Keberhasilan penegakan hukum pidana sangat bergantung pada independensi dan ketidakberpihakan hakim. Hakim yang memutus perkara pidana harus bebas dari segala pengaruh, baik dari eksekutif, legislatif, maupun pihak lain yang berkepentingan. Mereka harus memutuskan perkara berdasarkan bukti-bukti yang ada di persidangan dan sesuai dengan hukum yang berlaku, tanpa rasa takut atau tekanan. Kemerdekaan kehakiman adalah prasyarat mutlak untuk mewujudkan keadilan. Putusan yang adil hanya dapat dicapai jika hakim mampu bertindak objektif dan tidak terpengaruh oleh opini publik, tekanan politik, atau hubungan personal.

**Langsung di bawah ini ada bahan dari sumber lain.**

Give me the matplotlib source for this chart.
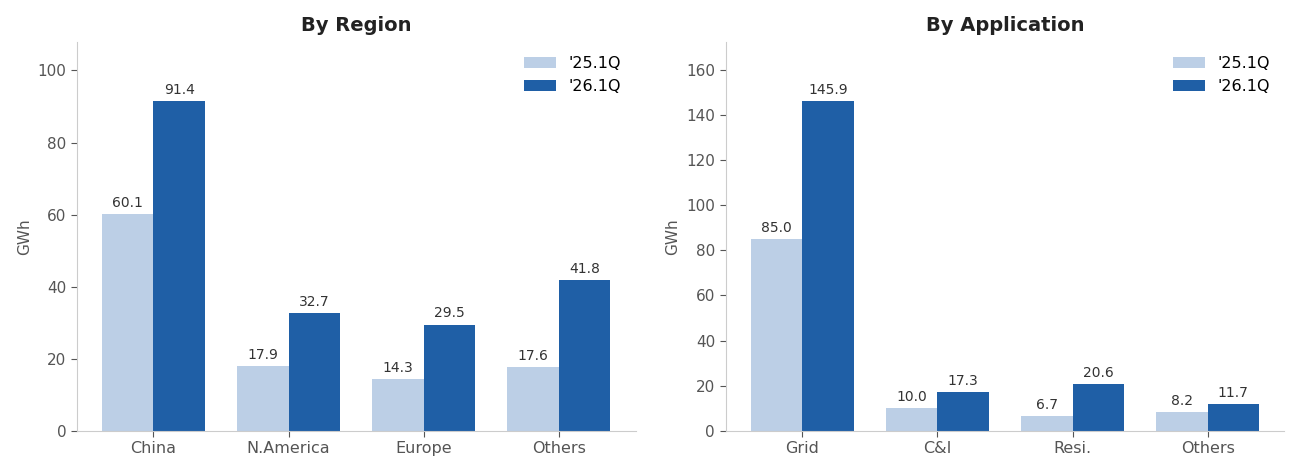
import matplotlib
matplotlib.use('Agg')
import matplotlib.pyplot as plt
import numpy as np

# Data
regions = ['China', 'N.America', 'Europe', 'Others']
region_25 = [60.1, 17.9, 14.3, 17.6]
region_26 = [91.4, 32.7, 29.5, 41.8]

apps = ['Grid', 'C&I', 'Resi.', 'Others']
app_25 = [85.0, 10.0, 6.7, 8.2]
app_26 = [145.9, 17.3, 20.6, 11.7]

series_labels = ["'25.1Q", "'26.1Q"]

plt.rcParams['font.family'] = ['DejaVu Sans']
light = '#bccfe6'
dark = '#1f5fa6'
width = 0.38

fig, axes = plt.subplots(1, 2, figsize=(13, 4.73), dpi=100)
fig.subplots_adjust(left=0.059, right=0.988, bottom=0.089, top=0.911, wspace=0.161)


def draw(ax, cats, v25, v26, title):
    x = np.arange(len(cats))
    b1 = ax.bar(x - width / 2, v25, width, color=light, label=series_labels[0])
    b2 = ax.bar(x + width / 2, v26, width, color=dark, label=series_labels[1])
    for bars in (b1, b2):
        ax.bar_label(bars, fmt='%.1f', padding=3, fontsize=10, color='#333333')
    ax.set_xticks(x)
    ax.set_xticklabels(cats, fontsize=11.5, color='#555555')
    ax.tick_params(axis='y', labelsize=11, labelcolor='#555555')
    ax.tick_params(colors='#555555', length=4, width=0.8)
    ax.set_ylabel('GWh', fontsize=11, color='#555555')
    ax.set_ylim(0, max(v26) * 1.18)
    ax.set_title(title, fontsize=14, fontweight='bold', color='#222222', pad=8)
    for s in ('top', 'right'):
        ax.spines[s].set_visible(False)
    for s in ('left', 'bottom'):
        ax.spines[s].set_color('#cccccc')
    ax.legend(frameon=False, fontsize=11.5, loc='upper right')


draw(axes[0], regions, region_25, region_26, 'By Region')
draw(axes[1], apps, app_25, app_26, 'By Application')
axes[1].set_yticks(range(0, 161, 20))

plt.savefig('out.png', dpi=100)
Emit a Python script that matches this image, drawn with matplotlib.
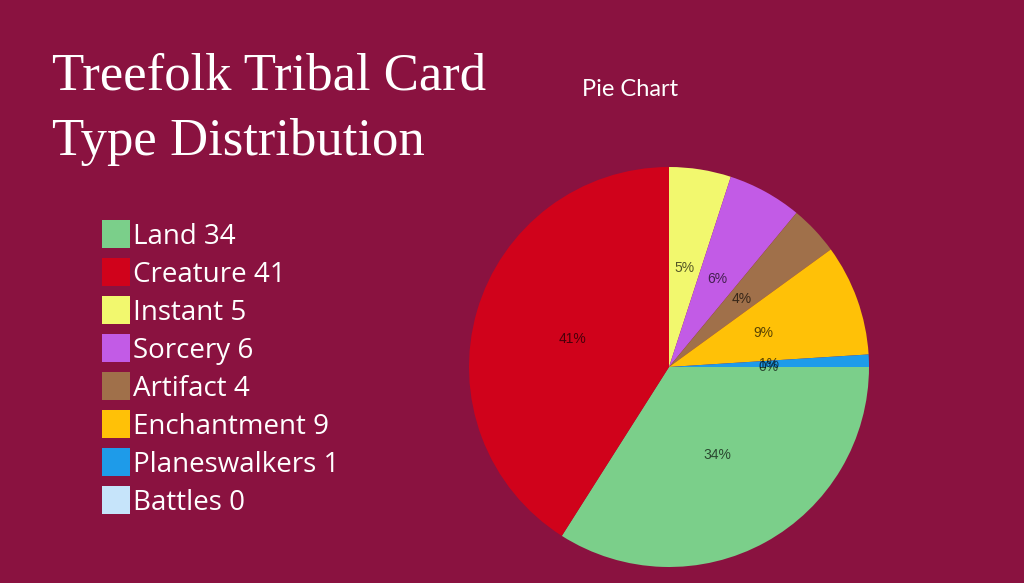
import matplotlib
matplotlib.use("Agg")
import matplotlib.pyplot as plt
from matplotlib.patches import Rectangle

categories = ["Land", "Creature", "Instant", "Sorcery", "Artifact", "Enchantment", "Planeswalkers", "Battles"]
values = [34, 41, 5, 6, 4, 9, 1, 0]
colors = ["#7BCF8A", "#D0021B", "#F2F86E", "#C25BE6", "#A0704A", "#FFC107", "#1E9BE9", "#C6E4FA"]
title_lines = ["Treefolk Tribal Card", "Type Distribution"]
chart_title = "Pie Chart"
bg = "#8A1240"

W, H = 1024, 583
fig = plt.figure(figsize=(W / 100, H / 100), dpi=100, facecolor=bg)

# Title
fig.text(52 / W, 1 - 77 / H, title_lines[0], color="white", fontsize=38,
         family="Liberation Serif", va="center", ha="left")
fig.text(52 / W, 1 - 142 / H, title_lines[1], color="white", fontsize=38,
         family="Liberation Serif", va="center", ha="left")

fig.text(630 / W, 1 - 89 / H, chart_title, color="white", fontsize=17,
         family="Lato", va="center", ha="center")

# Legend
y0, dy = 234, 38
for i, (c, v, col) in enumerate(zip(categories, values, colors)):
    y = y0 + i * dy
    fig.patches.append(Rectangle((102 / W, 1 - (y + 14) / H), 28 / W, 28 / H,
                                 transform=fig.transFigure, facecolor=col,
                                 edgecolor="none"))
    fig.text(133 / W, 1 - (y + 3) / H, f"{c} {v}", color="white", fontsize=20,
             family="Open Sans", va="center", ha="left")

# Pie
cx, cy, r = 669, 367, 200
ax = fig.add_axes([(cx - r) / W, (H - cy - r) / H, 2 * r / W, 2 * r / H])
ax.set_facecolor("none")
wedges, texts, autotexts = ax.pie(values, colors=colors, startangle=0, counterclock=False,
                                  autopct="%.0f%%", pctdistance=0.5, radius=1,
                                  wedgeprops=dict(linewidth=0),
                                  textprops=dict(color=(0, 0, 0, 0.65), fontsize=10,
                                                 family="Liberation Sans"))
ax.set_xlim(-1, 1)
ax.set_ylim(-1, 1)
ax.set_aspect("equal")
ax.axis("off")

fig.savefig("out.png", dpi=100, facecolor=bg)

Meskipun ada beberapa pengecualian untuk menjaga ketertiban umum dan kesusilaan, pada prinsipnya, persidangan pidana bersifat terbuka untuk umum. Ini berarti masyarakat berhak untuk hadir dan menyaksikan jalannya persidangan. Keterbukaan ini bertujuan untuk menjamin keadilan, mencegah terjadinya penyalahgunaan kekuasaan, serta membangun kepercayaan publik terhadap sistem peradilan. Dengan adanya saksi-saksi dari masyarakat, diharapkan proses peradilan menjadi lebih transparan dan akuntabel.
Meskipun tidak selalu eksplisit tertulis dalam setiap undang-undang acara pidana, asas tuntas atau pemeriksaan yang cepat dan berbiaya ringan merupakan harapan ideal dalam sistem peradilan. Proses hukum pidana yang berlarut-larut dapat menimbulkan kerugian dan penderitaan yang lebih besar bagi semua pihak, terutama terdakwa dan korban. Oleh karena itu, penegak hukum dituntut untuk menyelesaikan perkara secepat mungkin tanpa mengurangi kualitas pemeriksaan dan tanpa membebani para pihak dengan biaya yang memberatkan.
Asas-asas hukum acara pidana ini bekerja saling melengkapi untuk menciptakan sebuah sistem peradilan yang tidak hanya efektif dalam menindak pelaku kejahatan, tetapi juga menjunjung tinggi nilai-nilai kemanusiaan, keadilan, dan kepastian hukum. Pemahaman dan implementasi yang tepat terhadap asas-asas ini adalah kunci untuk mewujudkan penegakan hukum pidana yang berkeadilan bagi seluruh lapisan masyarakat.